Distance to nearest integer inequality

Question

If $\langle a \rangle$ denotes the distance from the real number $a$ to the nearest integer then why is it that for $a,b \in \mathbb{R}$ we have:

$$min \langle a \pm b \rangle \leqslant | \langle a \rangle - \langle b \rangle |$$

Answer 1

The result you want is actually $\min \langle a \pm b \rangle \leqslant | \langle a \rangle - \langle b \rangle |$ not that both inequalities are true as that clearly implies the required inequality in the OP.

Proof: $a=m+c, b=n+d, |c| \le 1/2, |d| \le 1/2, m, n \in \mathbb Z$ then clearly $\min |c\pm d| \le 1/2$ as one can take the minus sign if $cd \ge 0$ and the plus sign if $cd \le 0$ and get the required inequality, hence $\min \langle a \pm b \rangle = \min |c \pm d|$.

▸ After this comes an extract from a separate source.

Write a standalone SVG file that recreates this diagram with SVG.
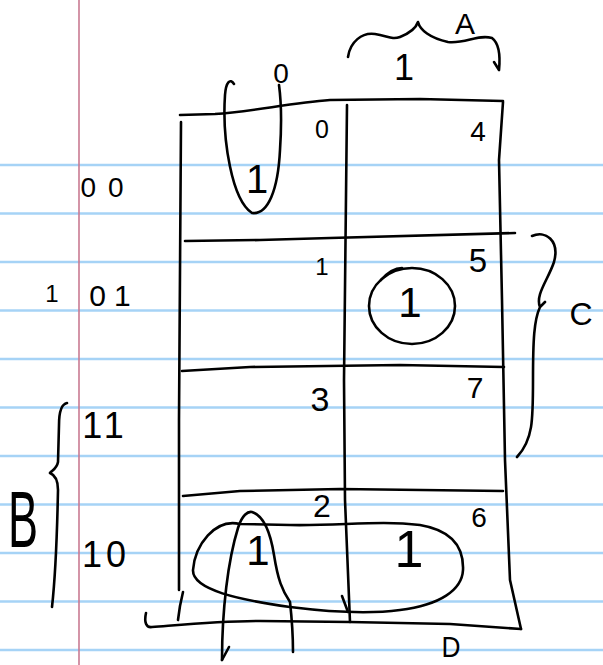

But now $| \langle a \rangle - \langle b \rangle| = |c-d|$ so if $cd \ge 0$ we get equality in the required inequality as $\min |c \pm d|=|c-d|$ while if $cd <0$ then clearly $|c-d| >|c+d|=\min |c \pm d|$ (easily seen by squaring for example), so we get strict inequality. In any case, the required inequality, hence the book result is proven.